Tak hanya itu, sektor keuangan juga menjadi perhatian. Ia mencatat tingginya net interest margin perbankan yang menyebabkan kredit menjadi mahal dan sulit diakses.
"Pengembangan pasar modal sangat penting untuk menciptakan persaingan sehat dengan sektor perbankan, menurunkan suku bunga, dan menyediakan alternatif pembiayaan jangka panjang," ujar dia.
Di sisi lain, pihaknya juga menyoroti praktik manipulasi Tingkat Komponen Dalam Negeri (TKDN) yang banyak dimanfaatkan untuk kepentingan rent-seeking. Ia mencontohkan sektor elektronik, di mana praktik impor barang dari luar negeri dengan hanya mengganti kemasan dianggap memenuhi syarat TKDN. "Praktik seperti ini justru merusak daya tarik investasi yang berkualitas di Indonesia," jelasnya.
Dia pun menekankan pentingnya keseriusan dalam menyusun kebijakan terkait perjanjian perdagangan bebas, insentif pajak, dan pemberantasan ekonomi informal. Ia mencatat bahwa sektor ekonomi informal di Indonesia mencapai lebih dari 15% dari PDB, yang merugikan penerimaan negara dan industri nasional.
Ia menekankan perlunya kepastian hukum dan pengaturan tenaga kerja asing yang lebih baik. Ia juga mengingatkan pentingnya pengelolaan BPJS Ketenagakerjaan yang bebas dari politisasi dan intervensi.

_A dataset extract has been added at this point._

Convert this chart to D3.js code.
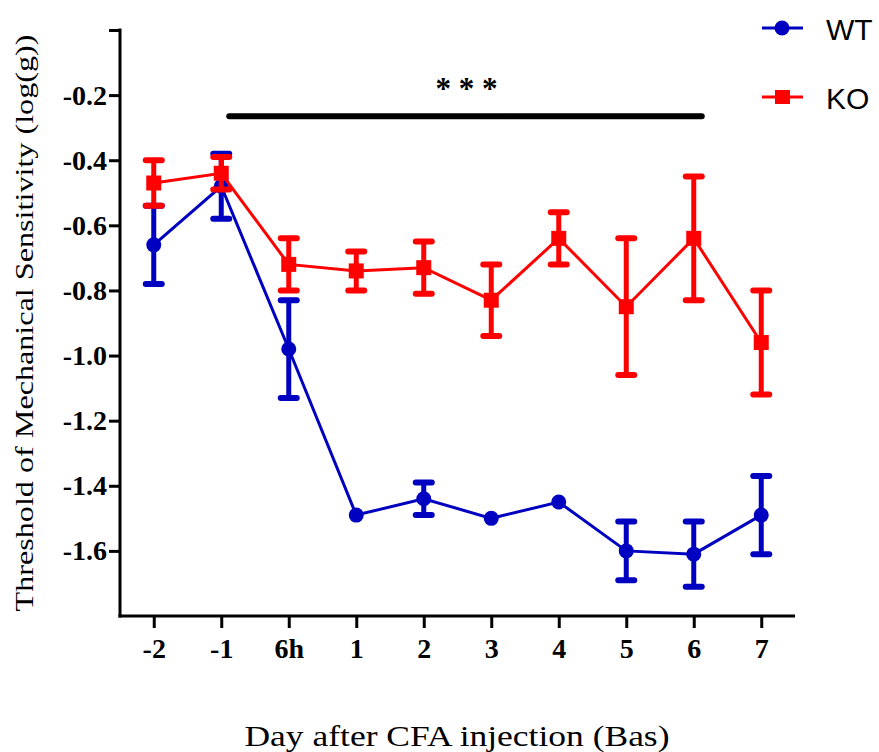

"Di banyak negara, masalah ini sudah tuntas sejak lama, sementara kita masih berjuang. Ini adalah jaring pengaman bagi para pekerja," katanya.
Terakhir, ia menyoroti tingginya biaya logistik akibat manajemen yang buruk dan infrastruktur yang belum optimal. Ia menegaskan bahwa untuk bersaing dengan Vietnam, Indonesia perlu melakukan deregulasi besar-besaran dengan strategi yang konkret. "Kita harus mengejar mereka dengan pendekatan neck to neck, eye to eye," tutupnya.